Records with drawing code:
━━━━━━━━━━━━━━━━━━━━

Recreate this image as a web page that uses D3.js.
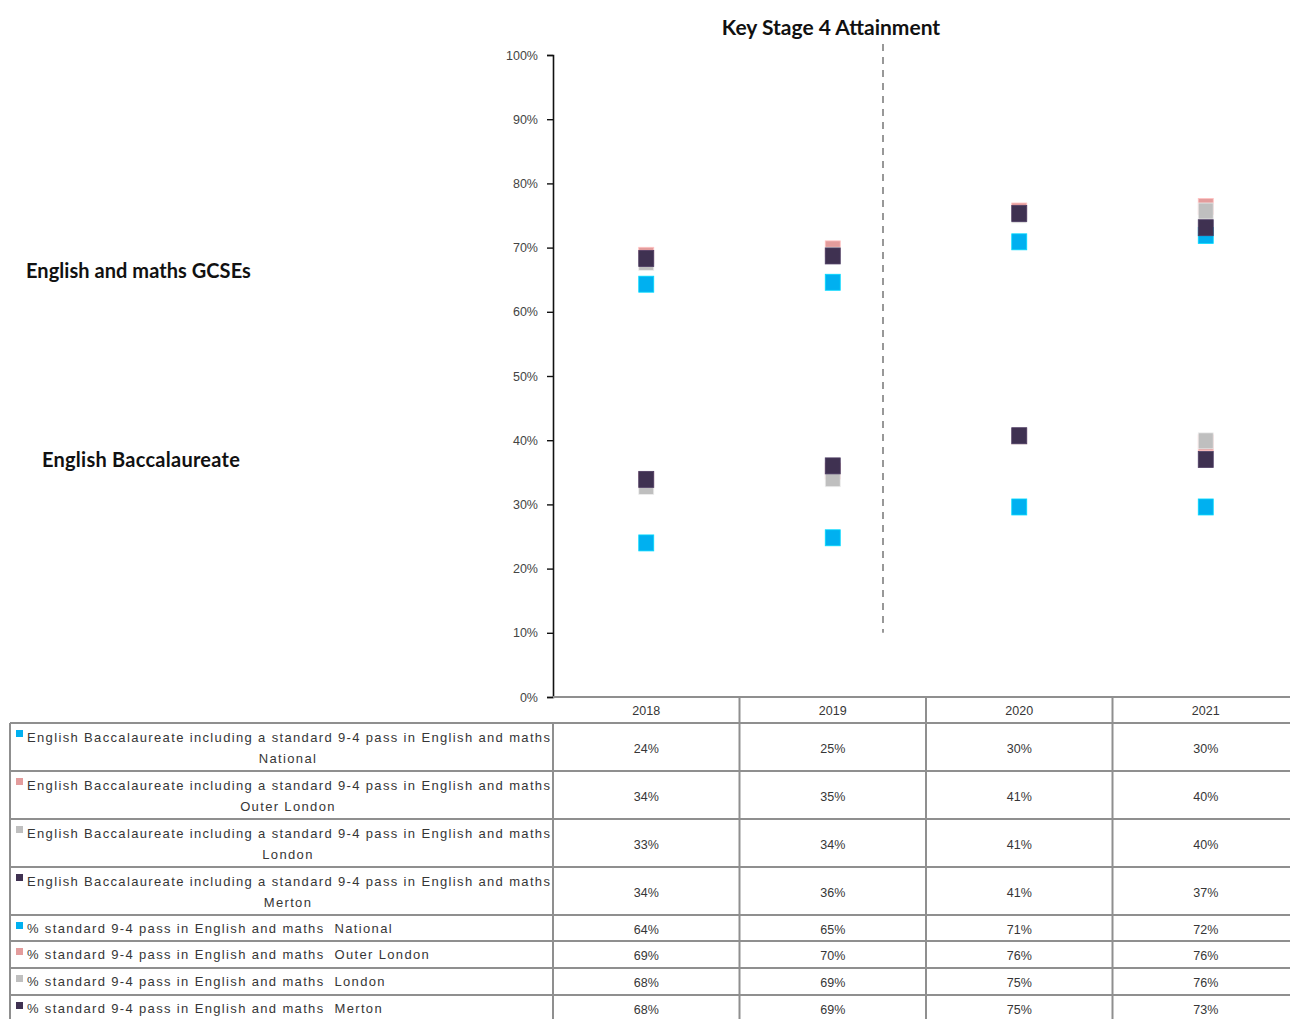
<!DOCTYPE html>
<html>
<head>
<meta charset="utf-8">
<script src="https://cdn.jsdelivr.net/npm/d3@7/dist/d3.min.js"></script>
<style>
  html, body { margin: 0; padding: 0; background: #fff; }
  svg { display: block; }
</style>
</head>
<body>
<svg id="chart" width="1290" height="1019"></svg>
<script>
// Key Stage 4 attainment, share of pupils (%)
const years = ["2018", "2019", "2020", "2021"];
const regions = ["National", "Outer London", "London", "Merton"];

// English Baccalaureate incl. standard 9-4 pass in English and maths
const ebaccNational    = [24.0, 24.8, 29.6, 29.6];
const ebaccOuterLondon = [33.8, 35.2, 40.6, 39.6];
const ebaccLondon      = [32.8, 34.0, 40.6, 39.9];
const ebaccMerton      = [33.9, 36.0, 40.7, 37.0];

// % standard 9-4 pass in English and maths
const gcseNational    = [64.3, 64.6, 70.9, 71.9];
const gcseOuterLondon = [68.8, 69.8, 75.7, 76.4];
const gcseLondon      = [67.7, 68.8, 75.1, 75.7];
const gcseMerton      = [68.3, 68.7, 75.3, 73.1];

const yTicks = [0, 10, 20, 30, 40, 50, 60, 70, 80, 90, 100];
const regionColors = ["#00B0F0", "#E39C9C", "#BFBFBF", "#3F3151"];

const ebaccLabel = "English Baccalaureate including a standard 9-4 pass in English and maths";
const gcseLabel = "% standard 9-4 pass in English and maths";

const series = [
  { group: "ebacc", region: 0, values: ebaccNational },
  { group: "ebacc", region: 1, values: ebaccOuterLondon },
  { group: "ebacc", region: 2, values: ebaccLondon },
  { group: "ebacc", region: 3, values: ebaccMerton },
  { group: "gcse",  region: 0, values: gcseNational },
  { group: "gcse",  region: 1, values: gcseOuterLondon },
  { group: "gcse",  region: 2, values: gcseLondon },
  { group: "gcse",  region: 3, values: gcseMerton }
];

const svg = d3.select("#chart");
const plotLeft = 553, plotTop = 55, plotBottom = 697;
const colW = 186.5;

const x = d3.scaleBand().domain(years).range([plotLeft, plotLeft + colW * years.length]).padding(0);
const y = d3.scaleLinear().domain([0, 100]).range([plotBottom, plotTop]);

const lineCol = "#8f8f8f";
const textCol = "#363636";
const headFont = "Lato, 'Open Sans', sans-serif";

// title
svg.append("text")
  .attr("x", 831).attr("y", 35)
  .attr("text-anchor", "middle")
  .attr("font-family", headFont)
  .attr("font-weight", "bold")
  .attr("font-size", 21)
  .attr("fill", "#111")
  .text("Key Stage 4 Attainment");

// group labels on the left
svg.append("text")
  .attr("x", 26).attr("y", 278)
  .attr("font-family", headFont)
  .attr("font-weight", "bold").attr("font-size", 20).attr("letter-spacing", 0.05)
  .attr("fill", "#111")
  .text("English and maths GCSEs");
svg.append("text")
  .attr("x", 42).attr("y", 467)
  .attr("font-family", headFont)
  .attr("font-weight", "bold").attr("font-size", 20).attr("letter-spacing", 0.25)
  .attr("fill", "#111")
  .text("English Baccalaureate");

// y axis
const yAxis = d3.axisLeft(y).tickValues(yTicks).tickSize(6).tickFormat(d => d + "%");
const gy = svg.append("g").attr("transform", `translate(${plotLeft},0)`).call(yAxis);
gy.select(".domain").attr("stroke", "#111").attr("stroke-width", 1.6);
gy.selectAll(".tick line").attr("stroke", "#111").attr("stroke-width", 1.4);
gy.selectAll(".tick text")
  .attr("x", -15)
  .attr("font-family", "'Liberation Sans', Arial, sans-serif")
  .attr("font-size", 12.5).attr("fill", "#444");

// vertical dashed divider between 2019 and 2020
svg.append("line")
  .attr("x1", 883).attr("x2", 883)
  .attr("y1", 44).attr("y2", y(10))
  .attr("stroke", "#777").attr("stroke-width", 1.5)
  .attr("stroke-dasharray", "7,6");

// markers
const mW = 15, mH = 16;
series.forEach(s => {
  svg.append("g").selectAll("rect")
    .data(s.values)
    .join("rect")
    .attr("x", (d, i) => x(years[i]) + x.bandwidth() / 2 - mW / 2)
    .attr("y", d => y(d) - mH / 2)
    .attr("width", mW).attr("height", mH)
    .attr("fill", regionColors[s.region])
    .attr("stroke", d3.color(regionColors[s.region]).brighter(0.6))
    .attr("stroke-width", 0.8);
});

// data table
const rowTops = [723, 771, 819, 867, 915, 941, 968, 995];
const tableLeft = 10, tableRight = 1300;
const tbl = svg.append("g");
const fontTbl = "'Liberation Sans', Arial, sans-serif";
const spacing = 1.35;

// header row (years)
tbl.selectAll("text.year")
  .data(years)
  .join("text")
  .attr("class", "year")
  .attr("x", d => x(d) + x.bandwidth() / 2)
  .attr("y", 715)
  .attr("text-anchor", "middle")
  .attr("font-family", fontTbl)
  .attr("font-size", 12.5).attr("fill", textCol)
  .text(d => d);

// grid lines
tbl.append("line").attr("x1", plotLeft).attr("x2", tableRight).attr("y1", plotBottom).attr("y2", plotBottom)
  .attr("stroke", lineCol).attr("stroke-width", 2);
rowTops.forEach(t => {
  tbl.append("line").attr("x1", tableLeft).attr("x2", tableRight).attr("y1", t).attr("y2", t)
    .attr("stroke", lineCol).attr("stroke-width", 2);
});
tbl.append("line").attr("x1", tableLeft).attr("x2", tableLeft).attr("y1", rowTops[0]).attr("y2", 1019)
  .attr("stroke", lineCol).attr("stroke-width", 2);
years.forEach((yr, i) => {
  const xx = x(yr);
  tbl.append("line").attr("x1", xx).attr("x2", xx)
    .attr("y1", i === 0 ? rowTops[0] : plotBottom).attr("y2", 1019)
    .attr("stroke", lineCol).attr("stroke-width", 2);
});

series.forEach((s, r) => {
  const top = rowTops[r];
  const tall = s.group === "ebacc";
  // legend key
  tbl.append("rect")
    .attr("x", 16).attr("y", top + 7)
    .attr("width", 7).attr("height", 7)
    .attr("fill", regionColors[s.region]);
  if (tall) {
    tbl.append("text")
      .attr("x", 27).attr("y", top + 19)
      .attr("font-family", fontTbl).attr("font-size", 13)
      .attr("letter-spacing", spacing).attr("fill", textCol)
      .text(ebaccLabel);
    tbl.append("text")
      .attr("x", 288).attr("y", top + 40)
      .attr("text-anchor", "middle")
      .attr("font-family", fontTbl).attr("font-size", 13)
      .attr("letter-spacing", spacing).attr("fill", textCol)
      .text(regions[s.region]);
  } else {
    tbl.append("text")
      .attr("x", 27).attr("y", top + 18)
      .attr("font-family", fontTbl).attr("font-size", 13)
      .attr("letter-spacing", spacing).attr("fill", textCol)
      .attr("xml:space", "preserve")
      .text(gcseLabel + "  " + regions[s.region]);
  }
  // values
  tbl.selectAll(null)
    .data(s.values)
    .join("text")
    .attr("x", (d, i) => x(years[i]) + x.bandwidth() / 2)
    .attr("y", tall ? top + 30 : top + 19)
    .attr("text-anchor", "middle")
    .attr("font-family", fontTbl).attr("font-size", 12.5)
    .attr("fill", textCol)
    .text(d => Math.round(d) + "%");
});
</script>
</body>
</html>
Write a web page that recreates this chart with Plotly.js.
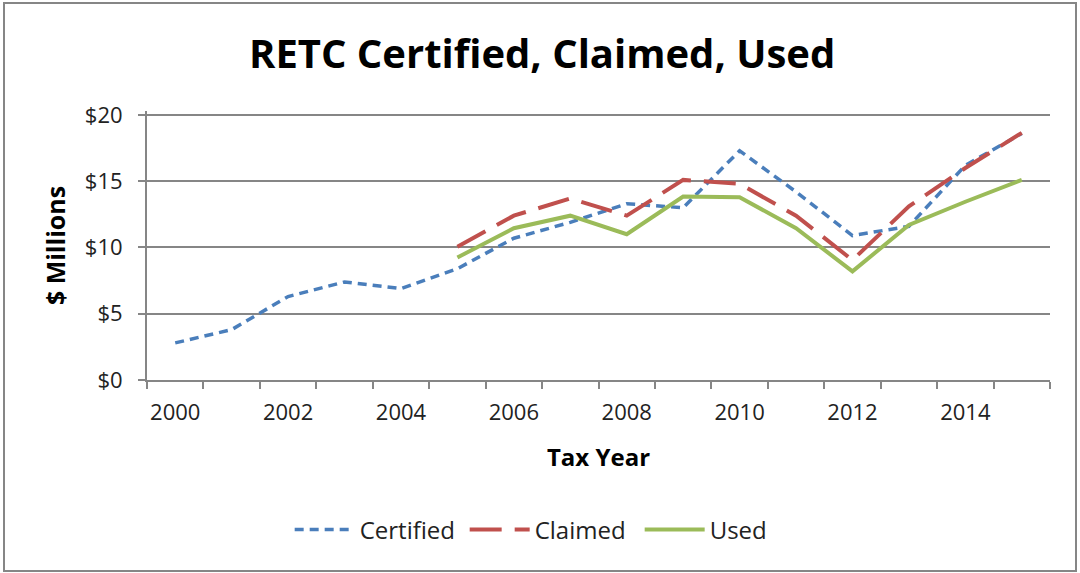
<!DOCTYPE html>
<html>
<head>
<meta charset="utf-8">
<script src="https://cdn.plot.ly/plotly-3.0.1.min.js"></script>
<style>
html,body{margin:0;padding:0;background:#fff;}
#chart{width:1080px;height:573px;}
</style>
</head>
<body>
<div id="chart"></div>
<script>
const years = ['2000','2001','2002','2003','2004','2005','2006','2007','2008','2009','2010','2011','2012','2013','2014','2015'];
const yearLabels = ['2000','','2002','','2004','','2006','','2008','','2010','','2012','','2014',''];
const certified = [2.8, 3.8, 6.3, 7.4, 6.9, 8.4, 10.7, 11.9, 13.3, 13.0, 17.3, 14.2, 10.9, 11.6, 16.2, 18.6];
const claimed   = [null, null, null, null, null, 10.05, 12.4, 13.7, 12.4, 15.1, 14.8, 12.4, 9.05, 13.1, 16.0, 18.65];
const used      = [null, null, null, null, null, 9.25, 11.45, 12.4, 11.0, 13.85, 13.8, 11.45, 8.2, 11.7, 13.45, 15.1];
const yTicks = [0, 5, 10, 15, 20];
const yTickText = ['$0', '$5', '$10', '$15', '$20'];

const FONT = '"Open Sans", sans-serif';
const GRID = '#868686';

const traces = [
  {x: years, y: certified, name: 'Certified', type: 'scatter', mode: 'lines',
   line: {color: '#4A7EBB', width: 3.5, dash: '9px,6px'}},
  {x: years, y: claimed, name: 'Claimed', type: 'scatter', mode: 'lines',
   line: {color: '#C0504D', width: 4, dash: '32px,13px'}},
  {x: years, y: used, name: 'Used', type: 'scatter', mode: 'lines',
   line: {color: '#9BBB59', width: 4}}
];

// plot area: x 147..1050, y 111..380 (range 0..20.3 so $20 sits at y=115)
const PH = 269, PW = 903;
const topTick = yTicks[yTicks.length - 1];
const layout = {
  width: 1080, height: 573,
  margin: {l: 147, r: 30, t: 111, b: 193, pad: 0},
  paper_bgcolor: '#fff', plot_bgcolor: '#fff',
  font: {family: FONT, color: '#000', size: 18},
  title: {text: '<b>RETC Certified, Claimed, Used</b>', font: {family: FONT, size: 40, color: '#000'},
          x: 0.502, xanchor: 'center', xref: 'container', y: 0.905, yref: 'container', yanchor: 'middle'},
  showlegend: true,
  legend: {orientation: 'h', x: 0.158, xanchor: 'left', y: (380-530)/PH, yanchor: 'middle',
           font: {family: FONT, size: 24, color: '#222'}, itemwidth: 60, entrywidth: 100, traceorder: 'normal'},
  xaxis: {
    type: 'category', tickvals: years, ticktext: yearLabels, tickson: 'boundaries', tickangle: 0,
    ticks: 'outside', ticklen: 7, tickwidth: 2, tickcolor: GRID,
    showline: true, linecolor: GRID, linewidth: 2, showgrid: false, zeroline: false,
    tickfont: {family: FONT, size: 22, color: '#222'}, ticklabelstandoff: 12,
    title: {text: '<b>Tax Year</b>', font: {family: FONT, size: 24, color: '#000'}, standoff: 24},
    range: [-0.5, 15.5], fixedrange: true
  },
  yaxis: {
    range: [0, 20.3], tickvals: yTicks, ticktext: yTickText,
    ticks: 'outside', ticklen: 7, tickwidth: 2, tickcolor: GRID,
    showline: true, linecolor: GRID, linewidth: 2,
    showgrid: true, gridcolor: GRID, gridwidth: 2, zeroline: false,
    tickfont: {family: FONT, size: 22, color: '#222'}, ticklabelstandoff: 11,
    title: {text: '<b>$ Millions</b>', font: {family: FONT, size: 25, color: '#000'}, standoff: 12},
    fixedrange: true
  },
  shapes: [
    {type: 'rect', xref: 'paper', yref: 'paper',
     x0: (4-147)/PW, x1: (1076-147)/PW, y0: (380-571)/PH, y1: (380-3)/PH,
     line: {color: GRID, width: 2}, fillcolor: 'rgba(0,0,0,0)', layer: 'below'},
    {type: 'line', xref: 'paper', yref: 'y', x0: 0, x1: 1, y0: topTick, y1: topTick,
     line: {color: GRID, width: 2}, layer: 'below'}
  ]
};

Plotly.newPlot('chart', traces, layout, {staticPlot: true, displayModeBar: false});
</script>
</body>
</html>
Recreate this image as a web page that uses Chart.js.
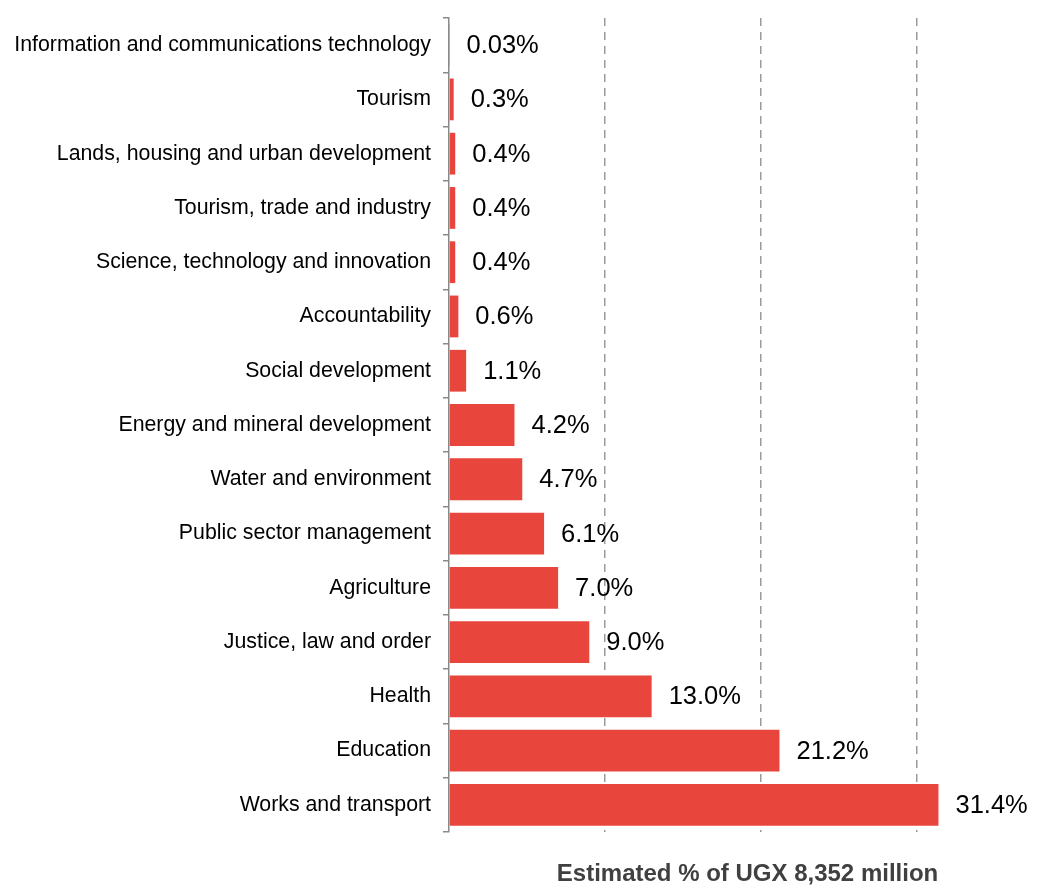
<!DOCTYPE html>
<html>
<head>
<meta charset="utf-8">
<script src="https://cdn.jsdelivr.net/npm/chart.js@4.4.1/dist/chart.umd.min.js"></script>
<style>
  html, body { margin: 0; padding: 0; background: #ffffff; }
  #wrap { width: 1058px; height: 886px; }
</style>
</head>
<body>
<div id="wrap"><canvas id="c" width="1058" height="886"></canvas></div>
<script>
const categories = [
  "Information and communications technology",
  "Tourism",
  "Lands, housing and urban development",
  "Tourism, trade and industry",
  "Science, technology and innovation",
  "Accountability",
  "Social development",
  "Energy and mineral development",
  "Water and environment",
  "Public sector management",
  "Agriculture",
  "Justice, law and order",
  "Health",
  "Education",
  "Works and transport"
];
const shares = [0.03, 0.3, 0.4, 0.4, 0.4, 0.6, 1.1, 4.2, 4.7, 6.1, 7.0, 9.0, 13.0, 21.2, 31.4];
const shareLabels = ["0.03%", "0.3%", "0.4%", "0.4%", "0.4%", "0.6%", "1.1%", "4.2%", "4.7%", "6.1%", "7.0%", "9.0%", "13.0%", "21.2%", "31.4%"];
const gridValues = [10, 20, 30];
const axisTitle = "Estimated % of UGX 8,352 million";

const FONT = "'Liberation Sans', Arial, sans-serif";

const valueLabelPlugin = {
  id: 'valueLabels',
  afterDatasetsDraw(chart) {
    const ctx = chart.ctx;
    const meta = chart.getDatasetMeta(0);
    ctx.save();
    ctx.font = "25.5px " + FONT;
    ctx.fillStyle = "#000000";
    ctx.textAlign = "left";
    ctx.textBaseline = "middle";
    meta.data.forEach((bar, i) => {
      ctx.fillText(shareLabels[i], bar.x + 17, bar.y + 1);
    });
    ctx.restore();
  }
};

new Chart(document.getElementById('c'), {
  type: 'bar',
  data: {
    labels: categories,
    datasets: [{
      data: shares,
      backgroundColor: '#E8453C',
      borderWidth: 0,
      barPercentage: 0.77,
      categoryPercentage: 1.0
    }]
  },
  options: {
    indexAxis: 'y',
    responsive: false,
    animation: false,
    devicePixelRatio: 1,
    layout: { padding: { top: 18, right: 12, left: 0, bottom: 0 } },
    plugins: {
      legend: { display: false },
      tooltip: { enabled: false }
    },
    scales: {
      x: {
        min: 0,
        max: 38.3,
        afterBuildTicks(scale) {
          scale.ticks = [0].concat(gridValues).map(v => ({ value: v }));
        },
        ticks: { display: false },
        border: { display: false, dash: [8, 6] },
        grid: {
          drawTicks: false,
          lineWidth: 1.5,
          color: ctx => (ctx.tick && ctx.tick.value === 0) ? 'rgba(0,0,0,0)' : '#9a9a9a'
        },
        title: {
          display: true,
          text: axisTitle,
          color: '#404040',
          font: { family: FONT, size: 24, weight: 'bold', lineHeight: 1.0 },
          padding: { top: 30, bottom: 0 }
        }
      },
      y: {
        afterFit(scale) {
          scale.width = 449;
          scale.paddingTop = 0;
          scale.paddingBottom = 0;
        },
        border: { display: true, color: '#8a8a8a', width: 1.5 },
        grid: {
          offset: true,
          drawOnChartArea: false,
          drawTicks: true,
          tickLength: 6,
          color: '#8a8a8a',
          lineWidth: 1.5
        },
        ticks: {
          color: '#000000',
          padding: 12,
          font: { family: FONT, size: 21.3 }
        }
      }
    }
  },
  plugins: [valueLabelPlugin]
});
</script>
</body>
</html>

━━━━━━━━━━━━━━━━━━━━

## [WHAT YOU SHOULD DO]
Give again, word for word, every line from the top of the data above to the line holding "36.0, 40.7, 37.0];", inclusive, with the pictures left out.

## [WRITTEN ANSWER]
Recreate this image as a web page that uses D3.js.
<!DOCTYPE html>
<html>
<head>
<meta charset="utf-8">
<script src="https://cdn.jsdelivr.net/npm/d3@7/dist/d3.min.js"></script>
<style>
  html, body { margin: 0; padding: 0; background: #fff; }
  svg { display: block; }
</style>
</head>
<body>
<svg id="chart" width="1290" height="1019"></svg>
<script>
// Key Stage 4 attainment, share of pupils (%)
const years = ["2018", "2019", "2020", "2021"];
const regions = ["National", "Outer London", "London", "Merton"];

// English Baccalaureate incl. standard 9-4 pass in English and maths
const ebaccNational    = [24.0, 24.8, 29.6, 29.6];
const ebaccOuterLondon = [33.8, 35.2, 40.6, 39.6];
const ebaccLondon      = [32.8, 34.0, 40.6, 39.9];
const ebaccMerton      = [33.9, 36.0, 40.7, 37.0];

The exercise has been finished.